Shortly before Christmas in 1927, a twelve-year-old girl was kidnapped from her school in Los Angeles. After a ransom was arranged with her father, Marion Parker’s horrifically mutilated body was returned. Her killer, a young man named William Hickman, was quickly apprehended following a media frenzy and public outcry.

Hickman was a strange guy, a Kansas transplant who came to L.A. not for dreams of movie stardom like so many have done, but simply to be closer to where the magic was being made. He was obsessed with cinema, and his primary enjoyment in life was losing himself in a dark movie theater.

Also brewing at the time of Hickman’s crime and trial was a sense of uneasiness over the direction that the burgeoning film industry was heading. As technology enabled sound to be added to films, some worried that Hollywood would become more bold, scandalous, or sexual. It was very much a “Please, think of the children!” outcry. And in a very public trial, Hickman uses a new defense – claiming he was insane when he committed the crime, thus not fully responsible for his actions and unable to face capital punishment. His lawyers used his complete absorption into the fantasy world of film and cinematic escape to argue that he wasn’t aware of reality.

One particularly interesting section laid out how difficult such an argument is, a Catch-22. In order to be insane and use that as your argument for an action, you have to be sane enough to understand and appreciate the difference between these two mental states, thus negating your original claim of insanity.

Insanity is a strange, peculiar thing. I don’t know how to define it. It is like many other workings of the mind, it is difficult to define, because the organ that attempts to define it is the one that is also attempting to define its own condition; so it makes it an extremely difficult thing to do; but there is a type of insanity…that we have attempted to establish here, a type of insanity that I think we are absolutely justified in advancing here, and that is the type of delusional insanity…

That’s Richard Cantillon, one of Hickman’s defense lawyers, trying to explain what would become a difficult defense by reason of insanity.

But it feels like there’s more to the story, or that the connection intended to be proven just didn’t exist. Pieces of Hickman’s past are there, but I didn’t see the link between his committing crimes to pay for movie tickets and the violent effect or influence of those movies on his thinking. He didn’t want to hold a normal job, he didn’t want to live in reality, he used entertainment as escapism to an extreme and committed crimes to pay for this hobby that became his life.

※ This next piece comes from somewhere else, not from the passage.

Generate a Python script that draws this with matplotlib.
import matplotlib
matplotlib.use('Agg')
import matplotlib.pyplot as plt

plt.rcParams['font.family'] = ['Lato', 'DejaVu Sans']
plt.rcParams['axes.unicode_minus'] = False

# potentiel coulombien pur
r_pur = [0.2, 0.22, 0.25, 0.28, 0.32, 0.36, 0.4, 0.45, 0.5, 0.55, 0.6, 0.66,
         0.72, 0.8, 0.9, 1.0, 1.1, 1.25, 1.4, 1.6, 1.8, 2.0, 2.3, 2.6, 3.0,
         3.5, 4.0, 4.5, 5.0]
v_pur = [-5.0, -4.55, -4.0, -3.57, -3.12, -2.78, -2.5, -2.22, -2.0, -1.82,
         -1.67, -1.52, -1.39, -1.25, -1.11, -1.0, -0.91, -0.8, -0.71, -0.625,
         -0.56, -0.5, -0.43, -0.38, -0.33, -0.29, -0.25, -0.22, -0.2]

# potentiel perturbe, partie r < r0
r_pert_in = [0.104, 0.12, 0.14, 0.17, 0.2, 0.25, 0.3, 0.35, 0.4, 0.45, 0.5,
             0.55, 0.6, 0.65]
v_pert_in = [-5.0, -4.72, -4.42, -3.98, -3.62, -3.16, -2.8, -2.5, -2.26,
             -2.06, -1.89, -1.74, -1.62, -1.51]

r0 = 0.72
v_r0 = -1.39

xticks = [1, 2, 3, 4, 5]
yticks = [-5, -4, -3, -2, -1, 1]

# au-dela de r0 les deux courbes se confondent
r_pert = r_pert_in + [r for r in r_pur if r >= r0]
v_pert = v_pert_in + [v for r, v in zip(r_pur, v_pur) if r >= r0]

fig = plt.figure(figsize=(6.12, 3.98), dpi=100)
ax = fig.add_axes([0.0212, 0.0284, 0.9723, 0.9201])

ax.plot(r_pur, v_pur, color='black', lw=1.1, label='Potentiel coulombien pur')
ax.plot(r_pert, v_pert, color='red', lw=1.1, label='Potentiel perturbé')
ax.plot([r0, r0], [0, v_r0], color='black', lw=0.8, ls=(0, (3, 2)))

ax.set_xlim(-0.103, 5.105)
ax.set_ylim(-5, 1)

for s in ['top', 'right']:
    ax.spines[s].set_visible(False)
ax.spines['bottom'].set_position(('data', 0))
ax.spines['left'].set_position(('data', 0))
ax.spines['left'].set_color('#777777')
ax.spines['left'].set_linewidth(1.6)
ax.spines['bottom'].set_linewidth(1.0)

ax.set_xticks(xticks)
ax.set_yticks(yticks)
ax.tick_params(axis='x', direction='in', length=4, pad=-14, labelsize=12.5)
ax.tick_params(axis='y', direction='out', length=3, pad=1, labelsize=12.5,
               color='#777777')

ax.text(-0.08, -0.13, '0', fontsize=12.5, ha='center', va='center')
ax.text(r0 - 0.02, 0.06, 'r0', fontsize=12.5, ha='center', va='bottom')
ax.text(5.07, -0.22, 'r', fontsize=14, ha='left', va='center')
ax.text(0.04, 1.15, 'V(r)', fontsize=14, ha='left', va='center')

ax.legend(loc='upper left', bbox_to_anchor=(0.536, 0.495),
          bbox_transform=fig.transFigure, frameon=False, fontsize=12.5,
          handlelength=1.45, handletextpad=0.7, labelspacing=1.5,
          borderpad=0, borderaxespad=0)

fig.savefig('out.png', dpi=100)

More intriguing than the thin connection between movies and violence was that his self-interest and lack of concern for others was very inspiring to Ayn Rand. She brought up his case and personality as examples of her world view in her writing and talked favorably about him often to those in her circle, much to their consternation. A weird but fascinating detail, I thought.

Long passages are taken verbatim from courtroom arguments and judge’s statements, and although several of the attorneys have a dramatic flair for words (see above), I think it’s  only interesting for readers with a specific interest in legal nonfiction, and less for those like me who prefer compelling general narrative nonfiction.

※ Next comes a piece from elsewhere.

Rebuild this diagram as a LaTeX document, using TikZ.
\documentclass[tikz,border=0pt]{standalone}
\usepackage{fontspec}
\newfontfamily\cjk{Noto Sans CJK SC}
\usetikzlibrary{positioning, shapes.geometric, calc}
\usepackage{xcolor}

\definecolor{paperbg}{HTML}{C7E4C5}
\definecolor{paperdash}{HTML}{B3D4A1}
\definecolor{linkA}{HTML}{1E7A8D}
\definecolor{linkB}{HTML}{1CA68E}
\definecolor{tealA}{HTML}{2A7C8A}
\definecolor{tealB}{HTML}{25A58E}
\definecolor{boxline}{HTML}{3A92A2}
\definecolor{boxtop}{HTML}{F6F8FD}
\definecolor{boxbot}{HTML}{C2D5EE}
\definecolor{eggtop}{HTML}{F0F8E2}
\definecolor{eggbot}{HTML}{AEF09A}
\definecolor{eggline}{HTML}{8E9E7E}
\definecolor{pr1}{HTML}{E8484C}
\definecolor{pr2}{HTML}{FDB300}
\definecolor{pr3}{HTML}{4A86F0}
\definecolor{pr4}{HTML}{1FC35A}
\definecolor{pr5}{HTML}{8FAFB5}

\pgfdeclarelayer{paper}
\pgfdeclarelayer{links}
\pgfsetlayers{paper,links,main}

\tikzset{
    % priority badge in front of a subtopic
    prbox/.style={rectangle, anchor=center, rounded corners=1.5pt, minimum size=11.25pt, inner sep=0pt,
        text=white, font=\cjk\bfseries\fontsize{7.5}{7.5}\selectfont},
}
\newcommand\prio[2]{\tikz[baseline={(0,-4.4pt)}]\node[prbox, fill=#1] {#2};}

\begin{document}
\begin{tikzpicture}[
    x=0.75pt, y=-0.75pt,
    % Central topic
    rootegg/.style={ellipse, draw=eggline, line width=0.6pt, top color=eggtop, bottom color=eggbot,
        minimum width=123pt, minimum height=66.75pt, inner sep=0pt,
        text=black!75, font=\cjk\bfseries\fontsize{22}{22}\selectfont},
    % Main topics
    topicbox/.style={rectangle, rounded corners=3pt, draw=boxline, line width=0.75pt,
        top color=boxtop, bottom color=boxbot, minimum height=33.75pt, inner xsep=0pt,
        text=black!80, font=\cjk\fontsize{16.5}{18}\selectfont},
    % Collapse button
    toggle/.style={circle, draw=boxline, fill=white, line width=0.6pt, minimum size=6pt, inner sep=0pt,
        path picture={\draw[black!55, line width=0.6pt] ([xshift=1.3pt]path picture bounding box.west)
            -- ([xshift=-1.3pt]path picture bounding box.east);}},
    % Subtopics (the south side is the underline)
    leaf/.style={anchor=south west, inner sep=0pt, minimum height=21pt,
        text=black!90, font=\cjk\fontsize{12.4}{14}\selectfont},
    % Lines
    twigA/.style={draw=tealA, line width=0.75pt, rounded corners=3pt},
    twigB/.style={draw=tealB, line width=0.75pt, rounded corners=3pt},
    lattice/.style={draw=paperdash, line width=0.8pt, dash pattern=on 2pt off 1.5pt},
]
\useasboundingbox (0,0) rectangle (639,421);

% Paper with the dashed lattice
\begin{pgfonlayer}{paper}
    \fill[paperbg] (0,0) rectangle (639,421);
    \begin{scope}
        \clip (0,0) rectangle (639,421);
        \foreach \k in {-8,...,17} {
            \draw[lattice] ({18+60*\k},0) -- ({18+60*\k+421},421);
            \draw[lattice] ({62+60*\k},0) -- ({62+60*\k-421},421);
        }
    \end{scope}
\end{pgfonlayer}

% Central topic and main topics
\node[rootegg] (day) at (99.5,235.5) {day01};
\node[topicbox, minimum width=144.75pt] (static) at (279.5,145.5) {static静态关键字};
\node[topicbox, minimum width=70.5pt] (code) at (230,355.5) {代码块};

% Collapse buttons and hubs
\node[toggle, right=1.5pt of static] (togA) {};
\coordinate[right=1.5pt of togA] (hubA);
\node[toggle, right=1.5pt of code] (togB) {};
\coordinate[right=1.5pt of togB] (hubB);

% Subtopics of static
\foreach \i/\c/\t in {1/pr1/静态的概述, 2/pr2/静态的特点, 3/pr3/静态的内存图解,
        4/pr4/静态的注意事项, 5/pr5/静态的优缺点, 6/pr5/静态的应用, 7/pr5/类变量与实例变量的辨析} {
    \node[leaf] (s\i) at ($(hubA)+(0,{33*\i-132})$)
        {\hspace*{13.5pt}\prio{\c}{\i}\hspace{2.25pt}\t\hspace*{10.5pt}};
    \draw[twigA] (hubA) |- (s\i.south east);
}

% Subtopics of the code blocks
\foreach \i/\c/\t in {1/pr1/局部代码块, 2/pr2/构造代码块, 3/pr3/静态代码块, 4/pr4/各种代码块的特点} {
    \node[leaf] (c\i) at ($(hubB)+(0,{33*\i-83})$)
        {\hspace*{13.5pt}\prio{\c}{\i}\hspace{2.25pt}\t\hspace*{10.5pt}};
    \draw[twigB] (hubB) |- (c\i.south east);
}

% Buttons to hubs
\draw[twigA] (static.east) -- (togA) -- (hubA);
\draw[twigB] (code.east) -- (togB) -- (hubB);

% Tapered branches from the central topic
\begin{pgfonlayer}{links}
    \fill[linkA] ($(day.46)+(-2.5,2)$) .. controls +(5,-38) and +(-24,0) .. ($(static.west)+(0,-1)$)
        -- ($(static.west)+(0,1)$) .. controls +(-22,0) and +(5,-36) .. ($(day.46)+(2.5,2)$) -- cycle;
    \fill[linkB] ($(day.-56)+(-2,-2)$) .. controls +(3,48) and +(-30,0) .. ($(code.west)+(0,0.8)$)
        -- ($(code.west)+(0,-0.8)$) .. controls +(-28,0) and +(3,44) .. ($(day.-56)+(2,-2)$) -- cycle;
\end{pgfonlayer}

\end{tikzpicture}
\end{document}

But it’s an interesting look at the origin of the problems America has faced in terms of media’s effects and influences on the general population, or as this book seems to show, those who already have a mental predisposition towards being susceptibly influenced.

“The core issue is whether or not over-indulgence in electronically based forms of stimulation diminishes a child’s ability to effectively engage in critical self-evaluation, or if it creates a tendency to live in a delusional world created by fantasy.”

As Wilson points out, the blame widened from concerns over film in the 1920s to include television, and most recently, the glamorization of violence in computer and video games. He doesn’t offer much of his own analysis on the topic, rather the book functions as a sort of case study of what might have been the starting point for this famous line of defense.

Not Just Evil: Murder, Hollywood, and California’s First Insanity Plea
by David Wilson
published December 6, 2016 by Diversion Books

I received an advance copy courtesy of the publisher for review.